The analysis revealed that significant reductions in final energy consumption are feasible in the UK. The most ambitious scenario, "Transform," projected a 52% reduction by 2050 compared to 2020 levels. This contrasts with the "Steer" scenario, which relied solely on energy efficiency improvements and achieved a 31% reduction, falling short of the net-zero target. The "Transform" scenario achieved per capita energy use of 40 GJ, substantially below the global average of 55 GJ and the OECD average of 116 GJ. The study highlighted that the "Transform" and "Shift" scenarios, achieving substantial demand reductions, eliminated the need for large-scale engineered CDR (Carbon Dioxide Removal) technologies, such as BECCS or direct air capture. Furthermore, the lower energy demand scenarios reduced investment needs in energy system infrastructure by 20-40%, easing the transition to a decarbonized energy system. The earlier mitigation from demand-side actions also created the opportunity to ratchet up climate ambition further, achieving even lower cumulative emissions. The decomposition of energy demand reductions in the "Shift" and "Transform" scenarios showed a significant contribution from avoid/shift measures, highlighting the importance of broader societal changes beyond mere efficiency improvements (Figure 3). Avoid/shift measures were especially critical in the "Transform" scenario.

The findings demonstrate the substantial untapped potential for energy demand reduction in high-energy-consuming countries. The research independently replicates the scale of reductions suggested by previous global assessments. The variation in reduction levels across sectors underscores the importance of context-specific scenario development. While many identified interventions are transferable to other nations, their implementation level varies. The framework presented here offers a replicable template for assessing the contribution of various interventions to meeting national emission targets. The combination of detailed sectorial models and a systems integration model, guided by a comprehensive scenario narrative that accounts for sectoral interlinkages, constitutes the strength of this approach. Without energy demand reduction, achieving short-term climate targets becomes highly challenging, and long-term ambitions would rely heavily on unproven and potentially expensive CDR technologies. This research underscores the crucial role of demand-side strategies in accelerating the transition to net-zero emissions.

This study reveals substantial and currently underexplored potential for energy demand reduction in high-energy-consuming countries like the UK. The "Transform" scenario, while ambitious, does not depict a drastically different future, emphasizing achievable changes involving improved efficiency, structural shifts, and altered societal practices without sacrificing essential energy services. Future research should strengthen the link between scenario narratives and detailed sectoral measures to inform effective policy packages. Additional analysis is required to ensure a just and equitable transition, assess economic impacts, and address complex investment and stranded asset challenges.

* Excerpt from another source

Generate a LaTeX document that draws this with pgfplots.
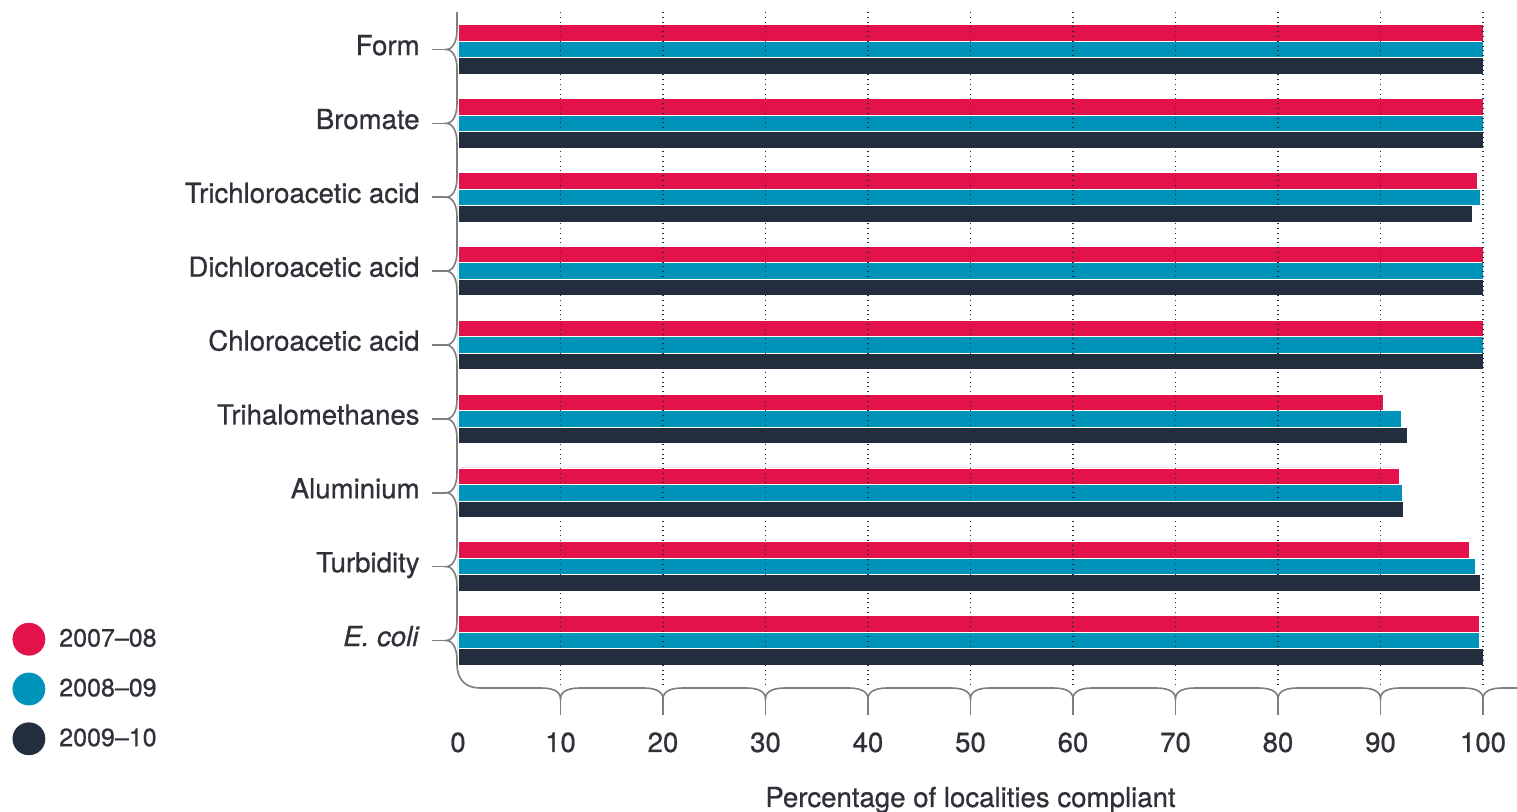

The study acknowledges the potential for rebound effects, where energy savings from efficiency improvements are offset by increased energy consumption due to other factors. While these effects are difficult to quantify, they can be mitigated through broader societal shifts toward sustainable production and consumption, decarbonization, and targeted policy interventions. Further research is needed to better understand and mitigate macro-level rebounds in demand-led transitions. Additionally, the economic, social, and political implications of large-scale energy demand reduction warrant careful consideration.